Laurel’s 'secret life' in the past that she was hiding and avoiding involved being with a wealthy real estate tycoon named "Baker" who bought her a pool for her rented house. (She was thinking of marrying him, but sensed: "It wouldn't have worked.") She had also been in a couple of low-budget pictures.

She was possibly in a 'coded' lesbian relationship with her sadistic, 50-ish, butch masseuse Martha (Ruth Gillette, uncredited) (who repeatedly called Laurel "angel"). Martha showed distaste for men and wanted to break up Laurel and Dix, by recalling Dix's past history of beating up a former client, Fran Randolph. When Martha was thrown out during a massage session with Laurel, the masseuse predicted: "You'll beg me to come back when you're in trouble. And you will, angel, because you don't have anybody else."

Their Self-Destructive Relationship:

Dix came out of his cynical malaise and withdrawal after meeting neighbor Laurel, who had provided him with a life-saving alibi. When asked about a possible relationship with Dix, she replied: "I'm interested."

He craved female companionship and an escape from his "lonely place." He told Laurel: "I've been looking for someone for a long time. I didn't know her name or where she lived. I'd never seen her before... I found what I was looking for. Now I know your name, where you live, and how you look."

With peace of mind, he was now able to get back to writing with renewed self-respect, since he had been inspired to return to his creative work with which he was fully identified - and he was able to feel redeemed and truly alive (with Laurel as his script typist). Sylvia suggested to the loving couple: "Dix needs you, Laurel. You ought to marry him."

But the more she (and others) distrusted him, his erratic behavior, isolation and simmering anger grew and endangered their star-crossed, fatalistic pairing.

Once the couple had fallen in love, the two teased each other. They traded caustic barbs with each other, joking and revealing the issues that divided them:

Laurel: "You're a horrible, conceited good-for-nothing, and I don't love you."
Dix: "If you don't let me alone, I'm gonna kick you right outta here...You go when I tell you to go, and not before. Remember that."

Her distrust grew about his sanity, however, especially after the vicious beating of the young UCLA driver John Mason.

Laurel told Sylvia what she couldn't bear to say to Dix: "'I love you but I'm afraid of you. I want to marry you but first convince me that Lochner's wrong, that you didn't kill Mildred Atkinson.'"

 

Their Uncertain Futures:

Dix's new script was a "raving" success, and he had found professional recognition. He was on the verge of coming out of his depression and cynicism after meeting Laurel. He was also exonerated and cleared of the crime when Mildred's boyfriend Henry Kesler confessed.

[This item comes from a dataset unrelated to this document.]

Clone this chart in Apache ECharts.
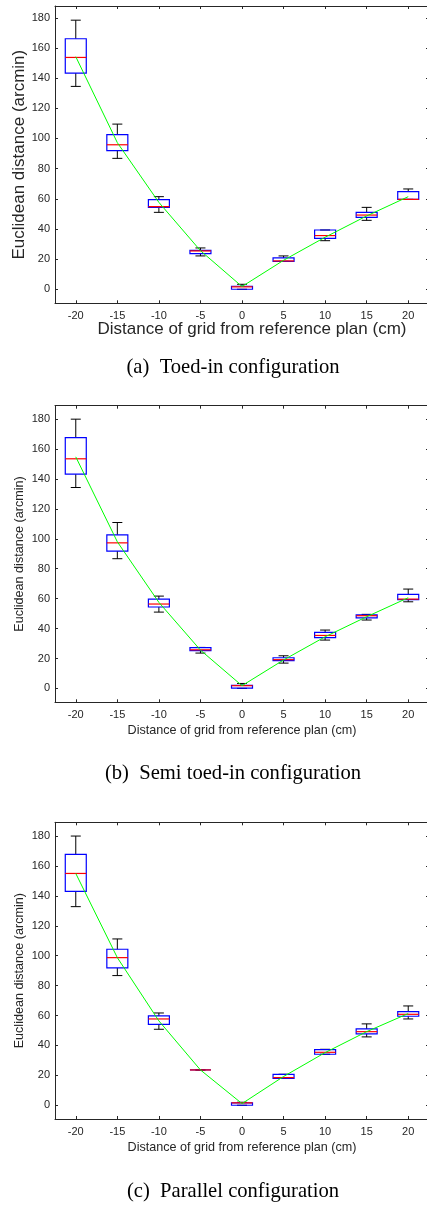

The final ambiguous view of Dix exiting his apartment complex illustrated his desolation and uncertain future. Mel's prophetic words were proven wrong: "If Dix has success, he doesn't need anything else."

Dix's personal life was in shambles after revealing his dark side (from his past) to Laurel. He found her about to leave him on the day of their engagement party, and he interpreted it as distrust and betrayal. But she was entirely justified - she was fearful that he was a "maniac" unable to control his volatile impulses.

He flew into a blind and murderous, abusive rage and started strangling her, destroying any hope of their relationship. Without Laurel's inspiration to be with him - he now had no motivation to write any further and he was facing a bleak future.

And Laurel herself, after briefly sharing in the glitzy and privileged world of Hollywood film-making with scripter Dix, was now left love-less and facing uncertainty herself.